**WHAT YOU ARE ASKED TO DO:** Wherever a line holds the string "React", copy that line.

**DATA SHOWN:**
= = =
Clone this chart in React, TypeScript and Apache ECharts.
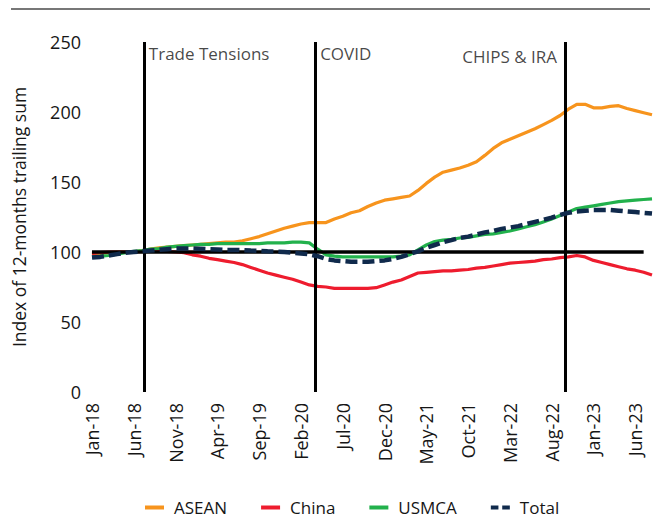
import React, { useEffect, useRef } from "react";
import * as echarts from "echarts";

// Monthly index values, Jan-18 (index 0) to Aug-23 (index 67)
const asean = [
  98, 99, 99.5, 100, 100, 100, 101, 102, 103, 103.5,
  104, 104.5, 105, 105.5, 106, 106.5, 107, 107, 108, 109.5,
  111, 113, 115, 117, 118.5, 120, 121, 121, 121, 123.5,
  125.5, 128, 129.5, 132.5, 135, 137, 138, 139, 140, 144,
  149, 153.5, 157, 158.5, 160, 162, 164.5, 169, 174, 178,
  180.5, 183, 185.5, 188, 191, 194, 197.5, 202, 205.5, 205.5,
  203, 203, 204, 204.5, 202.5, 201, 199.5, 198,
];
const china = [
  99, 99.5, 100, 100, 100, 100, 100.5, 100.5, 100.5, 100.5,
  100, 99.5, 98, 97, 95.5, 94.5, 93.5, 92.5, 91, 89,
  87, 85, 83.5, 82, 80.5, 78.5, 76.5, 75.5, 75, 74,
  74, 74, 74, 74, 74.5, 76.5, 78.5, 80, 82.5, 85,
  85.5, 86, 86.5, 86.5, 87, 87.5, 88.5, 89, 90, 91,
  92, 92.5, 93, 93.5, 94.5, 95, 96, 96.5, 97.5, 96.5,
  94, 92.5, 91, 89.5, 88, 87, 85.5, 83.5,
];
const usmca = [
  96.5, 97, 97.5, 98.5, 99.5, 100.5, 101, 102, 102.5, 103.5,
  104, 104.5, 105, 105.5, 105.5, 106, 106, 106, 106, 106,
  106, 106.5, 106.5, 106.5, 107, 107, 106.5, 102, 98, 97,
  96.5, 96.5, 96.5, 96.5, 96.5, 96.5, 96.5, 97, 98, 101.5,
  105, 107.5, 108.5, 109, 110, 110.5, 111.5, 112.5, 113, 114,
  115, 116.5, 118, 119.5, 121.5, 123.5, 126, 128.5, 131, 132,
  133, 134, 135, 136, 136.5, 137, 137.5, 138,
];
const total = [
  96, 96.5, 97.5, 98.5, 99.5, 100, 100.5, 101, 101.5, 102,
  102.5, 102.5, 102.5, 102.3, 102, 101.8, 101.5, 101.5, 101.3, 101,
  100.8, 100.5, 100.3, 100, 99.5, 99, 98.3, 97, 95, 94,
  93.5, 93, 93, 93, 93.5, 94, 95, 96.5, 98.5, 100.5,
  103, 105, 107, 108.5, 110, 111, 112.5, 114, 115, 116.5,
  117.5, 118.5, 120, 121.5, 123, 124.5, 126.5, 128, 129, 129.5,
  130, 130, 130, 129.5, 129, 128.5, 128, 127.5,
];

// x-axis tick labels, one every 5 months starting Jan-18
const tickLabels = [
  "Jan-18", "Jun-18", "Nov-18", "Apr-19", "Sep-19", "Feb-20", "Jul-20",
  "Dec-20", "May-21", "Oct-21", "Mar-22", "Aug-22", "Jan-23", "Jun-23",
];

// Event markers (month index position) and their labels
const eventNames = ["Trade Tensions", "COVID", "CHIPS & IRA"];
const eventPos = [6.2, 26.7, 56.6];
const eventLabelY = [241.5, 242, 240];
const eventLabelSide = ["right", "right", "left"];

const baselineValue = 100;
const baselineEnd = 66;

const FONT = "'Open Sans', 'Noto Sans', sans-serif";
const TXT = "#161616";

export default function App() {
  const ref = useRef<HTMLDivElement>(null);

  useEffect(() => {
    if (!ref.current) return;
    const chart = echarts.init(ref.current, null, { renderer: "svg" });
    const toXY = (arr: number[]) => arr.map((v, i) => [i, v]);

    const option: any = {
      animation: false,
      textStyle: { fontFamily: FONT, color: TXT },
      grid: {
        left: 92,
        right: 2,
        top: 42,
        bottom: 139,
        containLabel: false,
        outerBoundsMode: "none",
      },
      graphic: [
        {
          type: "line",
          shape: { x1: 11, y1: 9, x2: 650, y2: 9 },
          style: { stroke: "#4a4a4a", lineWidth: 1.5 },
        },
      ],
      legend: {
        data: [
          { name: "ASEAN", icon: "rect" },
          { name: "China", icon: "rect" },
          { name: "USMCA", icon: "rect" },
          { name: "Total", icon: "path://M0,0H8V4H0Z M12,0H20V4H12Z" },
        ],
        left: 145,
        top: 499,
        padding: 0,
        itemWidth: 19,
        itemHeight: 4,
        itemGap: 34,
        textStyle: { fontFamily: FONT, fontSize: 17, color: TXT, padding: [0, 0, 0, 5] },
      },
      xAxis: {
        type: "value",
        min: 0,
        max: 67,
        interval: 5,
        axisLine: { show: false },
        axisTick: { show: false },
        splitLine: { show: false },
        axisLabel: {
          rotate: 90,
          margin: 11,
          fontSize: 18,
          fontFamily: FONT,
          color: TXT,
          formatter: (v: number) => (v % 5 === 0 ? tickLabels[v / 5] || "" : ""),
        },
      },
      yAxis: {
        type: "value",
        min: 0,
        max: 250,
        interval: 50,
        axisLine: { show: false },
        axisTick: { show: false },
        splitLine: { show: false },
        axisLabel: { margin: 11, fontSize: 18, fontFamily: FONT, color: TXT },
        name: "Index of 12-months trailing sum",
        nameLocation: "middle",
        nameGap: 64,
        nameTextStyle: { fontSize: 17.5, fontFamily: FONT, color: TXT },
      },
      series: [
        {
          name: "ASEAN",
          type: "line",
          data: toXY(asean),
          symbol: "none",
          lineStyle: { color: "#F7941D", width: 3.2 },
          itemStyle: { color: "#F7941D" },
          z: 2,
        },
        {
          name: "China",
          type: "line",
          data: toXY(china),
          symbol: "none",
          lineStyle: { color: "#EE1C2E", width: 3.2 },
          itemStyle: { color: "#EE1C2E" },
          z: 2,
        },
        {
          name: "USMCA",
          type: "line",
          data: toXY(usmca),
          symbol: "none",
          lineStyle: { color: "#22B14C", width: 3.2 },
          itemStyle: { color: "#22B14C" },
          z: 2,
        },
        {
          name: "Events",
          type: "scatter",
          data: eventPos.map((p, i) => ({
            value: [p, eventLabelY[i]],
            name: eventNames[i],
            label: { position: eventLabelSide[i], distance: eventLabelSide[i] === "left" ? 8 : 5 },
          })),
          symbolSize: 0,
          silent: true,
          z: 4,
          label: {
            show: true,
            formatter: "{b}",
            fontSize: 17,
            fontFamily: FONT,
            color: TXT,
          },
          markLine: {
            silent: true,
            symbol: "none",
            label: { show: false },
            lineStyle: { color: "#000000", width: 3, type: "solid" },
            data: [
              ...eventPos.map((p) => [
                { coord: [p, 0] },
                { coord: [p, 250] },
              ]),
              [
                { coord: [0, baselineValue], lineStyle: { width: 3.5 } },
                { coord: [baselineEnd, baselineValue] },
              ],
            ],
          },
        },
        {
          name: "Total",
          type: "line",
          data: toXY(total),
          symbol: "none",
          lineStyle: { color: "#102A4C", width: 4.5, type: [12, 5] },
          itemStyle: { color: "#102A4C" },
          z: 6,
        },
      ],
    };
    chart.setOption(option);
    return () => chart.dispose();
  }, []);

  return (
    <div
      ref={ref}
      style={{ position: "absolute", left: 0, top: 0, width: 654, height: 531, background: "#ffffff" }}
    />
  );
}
= = =
**WRITTEN SOLUTION:**
Clone this chart in React, TypeScript and Apache ECharts.
import React, { useEffect, useRef } from "react";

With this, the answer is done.